Son günlerde bütün dünyanın Nijerya kaçırılan 200 kız çocuğunu konuştuğuna da dikkati çeken Görmez, şunları kaydetti:
"Elbette akıl, iman, vicdan sahibi her mümin, böyle bir zulmü, böyle bir haksızlığı yapan haramileri telin etmek zorundadır. Ancak bu haramileri telin ederken, aynı zamanda 2 asırdır Afrika'nın bütün nimetlerini alıp götüren ve bu cinnet ortamını meydana getiren sömürge yönetimlerini de telin etmek zorundadır.
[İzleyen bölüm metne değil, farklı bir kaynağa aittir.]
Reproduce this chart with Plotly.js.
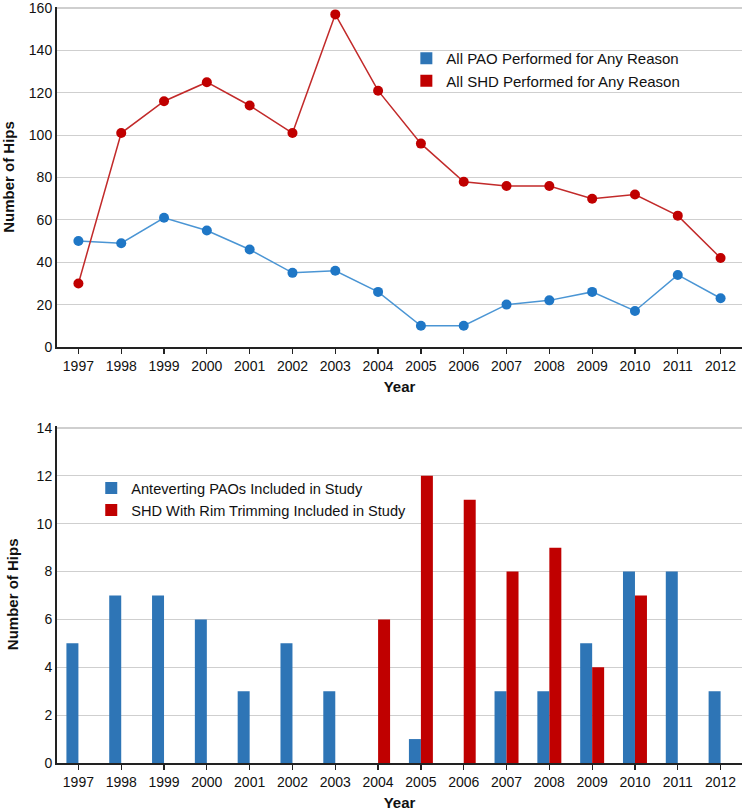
<!DOCTYPE html>
<html><head><meta charset="utf-8">
<script src="https://cdn.plot.ly/plotly-3.0.1.min.js"></script>
<style>html,body{margin:0;padding:0;background:#fff}#c{width:750px;height:811px}</style>
</head><body><div id="c"></div>
<script>
const years = [1997,1998,1999,2000,2001,2002,2003,2004,2005,2006,2007,2008,2009,2010,2011,2012];
const paoAll = [50,49,61,55,46,35,36,26,10,10,20,22,26,17,34,23];
const shdAll = [30,101,116,125,114,101,157,121,96,78,76,76,70,72,62,42];
const paoStudy = [5,7,7,6,3,5,3,0,1,0,3,3,5,8,8,3];
const shdStudy = [0,0,0,0,0,0,0,6,12,11,8,9,4,7,0,0];
const topNames = ["All PAO Performed for Any Reason","All SHD Performed for Any Reason"];
const botNames = ["Anteverting PAOs Included in Study","SHD With Rim Trimming Included in Study"];
const topTicks = [0,20,40,60,80,100,120,140,160];
const botTicks = [0,2,4,6,8,10,12,14];

const BLUE = "#1f77c6", BLUE_L = "#4a95d4", RED = "#c00000", BAR_BLUE = "#2e75b6";
const F = "Liberation Sans, Arial, sans-serif";

const traces = [
  {x: years, y: paoAll, type: "scatter", mode: "lines+markers", xaxis: "x", yaxis: "y",
   line: {color: BLUE_L, width: 1.5}, marker: {color: BLUE, size: 10}, showlegend: false},
  {x: years, y: shdAll, type: "scatter", mode: "lines+markers", xaxis: "x", yaxis: "y",
   line: {color: "#c22a2a", width: 1.5}, marker: {color: RED, size: 10}, showlegend: false},
  {x: [null], y: [null], type: "bar", name: topNames[0], xaxis: "x", yaxis: "y",
   marker: {color: BAR_BLUE}, legend: "legend"},
  {x: [null], y: [null], type: "bar", name: topNames[1], xaxis: "x", yaxis: "y",
   marker: {color: RED}, legend: "legend"},
  {x: years, y: paoStudy, type: "bar", name: botNames[0], xaxis: "x2", yaxis: "y2",
   marker: {color: BAR_BLUE}, legend: "legend2"},
  {x: years, y: shdStudy, type: "bar", name: botNames[1], xaxis: "x2", yaxis: "y2",
   marker: {color: RED}, legend: "legend2"}
];

const xax = (anchor) => ({
  anchor: anchor, range: [1996.5, 2012.5], tickmode: "array", tickvals: years,
  ticktext: years.map(String), ticks: "outside", ticklen: 5, tickwidth: 1.2, tickcolor: "#222",
  showline: true, linecolor: "#222", linewidth: 2, showgrid: false, zeroline: false,
  tickfont: {family: F, size: 14, color: "#111"},
  title: {text: "<b>Year</b>", font: {family: F, size: 15, color: "#111"}, standoff: 9}
});
const yax = (anchor, dom, rng, tv) => ({
  anchor: anchor, domain: dom, range: rng, tickmode: "array", tickvals: tv,
  ticktext: tv.map(String), ticks: "", showline: true, ticklabeloverflow: "allow",
  linecolor: "#222", linewidth: 2, showgrid: true, gridcolor: "#cfcfcf", gridwidth: 1.2,
  zeroline: false, tickfont: {family: F, size: 14, color: "#111"},
  title: {text: "<b>Number of Hips</b>", font: {family: F, size: 15, color: "#111"}, standoff: 14}
});

const layout = {
  width: 750, height: 811, margin: {l: 57, r: 8, t: 7, b: 48},
  paper_bgcolor: "#fff", plot_bgcolor: "#fff", font: {family: F, color: "#111"},
  barmode: "group", bargap: 0.44, bargroupgap: 0,
  xaxis: xax("y"), yaxis: yax("x", [0.5503, 1], [0, 160.5], topTicks),
  xaxis2: xax("y2"), yaxis2: yax("x2", [0, 0.4463], [0, 14.1], botTicks),
  legend: {x: 0.51, y: 0.9536, xanchor: "left", yanchor: "top", bgcolor: "rgba(0,0,0,0)",
    font: {family: F, size: 15, color: "#111"}, tracegroupgap: 0},
  legend2: {x: 0.05, y: 0.3849, xanchor: "left", yanchor: "top", bgcolor: "rgba(0,0,0,0)",
    font: {family: F, size: 14.6, color: "#111"}, tracegroupgap: 0},
  showlegend: true
};

Plotly.newPlot("c", traces, layout, {displayModeBar: false, staticPlot: true});
</script></body></html>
Bu kız çocuklarını kaçıran haramileri telin etmek ne kadar gerekiyorsa aynı zamanda Afrika'da 2 asırdır bu akıl ve ruh tutulmasını, bu akıl ve ruh hastalığını ortaya koyan sömürge ideolojilerini de de telin etmek zorunda. Bu 200 kız çocuğunu kaçıran haramileri telin etmek ne kadar gerekiyorsa 2 asırdır Afrika İslam'ın önünde her türlü tuzağı kuran, her türlü fitneyi fesadı oluşturarak Afrika İslamını ortadan kaldırmaya çalışan sömürge ideolojilerini de o şekilde telin etmek gerekiyor."
Kuran-ı Kerim tilavetiyle başlayan etkinlikte, Türkiye'de öğrenim gören yabancı öğrenciler, ilahi, türkü ve marşlar söyledi, şiirler okudu. Etkinliğin ardından öğrenciler, Görmez'e çiçek verdi.